Homère est-il un tragédien juif comme je le soutiens ? Homère et Shakespeare ne partagent-ils pas à travers les siècles la volonté de faire voler en éclats la culture, c'est-à-dire l'athéisme ?
Le savant chrétien Francis Bacon a bien conscience, ainsi qu'il l'explique dans ses "Essais", que parler d'athéisme à propos de l'antiquité est un anachronisme.
Nous voulons parler ici d'athéisme au sens du "cléricalisme", c'est-à-dire la captation du "phénomène divin" par tel ou tel clergé, assortie de la définition de dieu par ce clergé, afin de servir les intérêts d'une élite politique. L'histoire des hommes est émaillée de tels complots. Le complot des juifs pharisiens est sans doute le plus connu. Mais le "Hamlet" de Shakespeare est fait pour rappeler l'épisode du prophète Daniel et du complot déjoué des prêtres babyloniens.
On peut comprendre ce conflit en termes profanes, puisqu'il oppose de la même façon la technologie et la science. En effet, il est fait état dans les deux cas d'une même prétention scientifique -les régimes technocratiques modernes en ont même fait le "nec plus ultra" de la conscience humaine-, mais la réalité de l'histoire des sciences est celle d'un conflit entre la science technique et les savants.
L'hostilité de Platon à Homère est donc la première piste. Derrière l'accusation typiquement cléricale d'impiété visant Homère et les mythes homériques, y a-t-il de la part de Platon une volonté plus profonde de défendre le culte égyptien antagoniste de la religion de Moïse, c'est-à-dire cette philosophie naturelle à laquelle est associé par les prophètes chrétiens le nombre de la bête 666. La foi juive de Homère pourrait expliquer sa relative impiété vis-à-vis des figures du zodiaque. Il convient de parler d'impiété relative, car "L'Iliade" n'est pas un pamphlet. On peut penser que le récit de "L'Iliade" vise plutôt le dévoilement complet d'un culte, partiellement occulté par le clergé chargé de sa diffusion. Ainsi le lecteur en sait plus long en lisant "L'Iliade" que le héros Achille du fait de son initiation.

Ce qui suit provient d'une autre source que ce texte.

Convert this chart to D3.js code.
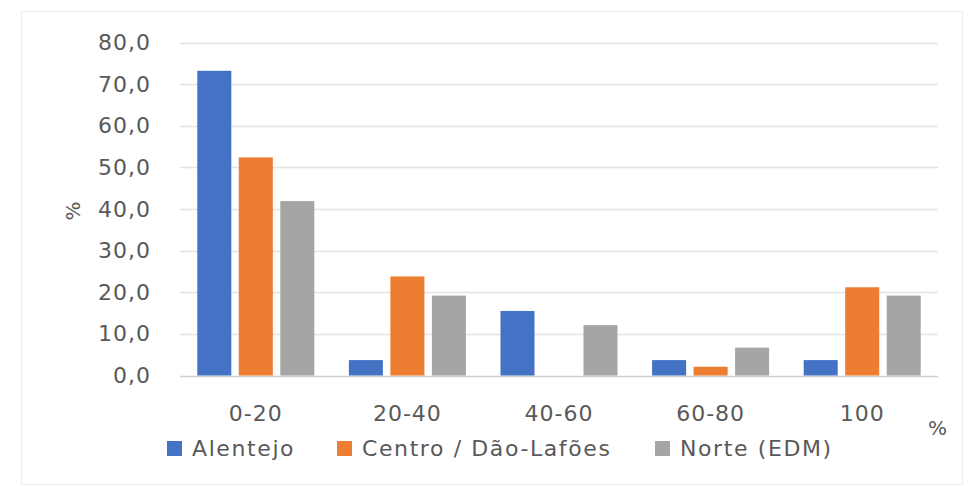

Le destin de Troie est celui de l'homme civilisé, ou qui se croit tel, béni des dieux mais non du dieu de Moïse.
Au plan civil, Platon juge Homère indécent : mais précisément la religion de Moïse et le christianisme ne tiennent pas compte du plan civil, qu'ils décrivent comme une impasse.
De même, du point de vue de Shakespeare, la culture est l'instrument principal du négationnisme de l'histoire, et donc du salut.
On peut voir dans la constance des clercs et philosophes platoniciens à travers les âges à vilipender Homère, une preuve supplémentaire de la profondeur de cet antagonisme ; y compris lorsque ce culte platonicien/pythagoricien opère sous couvert du christianisme, comme c'est le cas en ce qui concerne Dante Alighieri, étrangement guidé par un prêtre du culte romain ennemi à travers le paradis, le purgatoire et l'enfer, et théoricien d'un culte impossible, analogue au culte mahométan.